Quantized meson fields in and out of equilibrium. II: Chiral condensate and collective meson excitations

TL;DR

This paper develops a quantum kinetic framework for the chiral condensate and meson excitations in the O(N) linear sigma model, elucidating their behavior during phase transitions and at finite temperatures, including collective modes and symmetry breaking effects.

Contribution

It introduces a unified kinetic theory for chiral condensates and mesons, capturing equilibrium and out-of-equilibrium dynamics with generalized Wigner functions and analyzing collective excitations.

Findings

Equilibrium equations reduce to gap equations for condensate and masses.

Linearized transport equations determine meson dispersion relations.

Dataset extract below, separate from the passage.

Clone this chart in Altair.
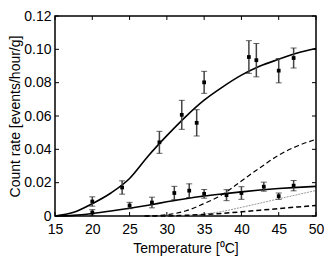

Collective pion masses exhibit non-analytic behavior at excitation thresholds.

Abstract

We develop a quantum kinetic theory of the chiral condensate and meson quasi-particle excitations using the O(N) linear sigma model which describe the chiral phase transition both in and out of equilibrium in a unified way. A mean field approximation is formulated in the presence of mesonic quasi-particle excitations which are described by generalized Wigner functions. It is shown that in equilibrium our kinetic equations reduce to the gap equations which determine the equilibrium condensate amplitude and the effective masses of the quasi-particle excitations, while linearization of transport equations, near such equilibrium, determine the dispersion relations of the collective mesonic excitations at finite temperatures. Although all mass parameters for the meson excitations become at finite temperature, apparently violating the Goldstone theorem, the missing Nambu-Goldstone modes are retrieved in the collective excitations of the system as three degenerate phonon-like modes in the symmetry-broken phase. We show that the temperature dependence of the pole masses of the collective pion excitations has non-analytic kink behavior at the threshold of the quasi-particle excitations in the presence of explicit symmetry breaking interaction.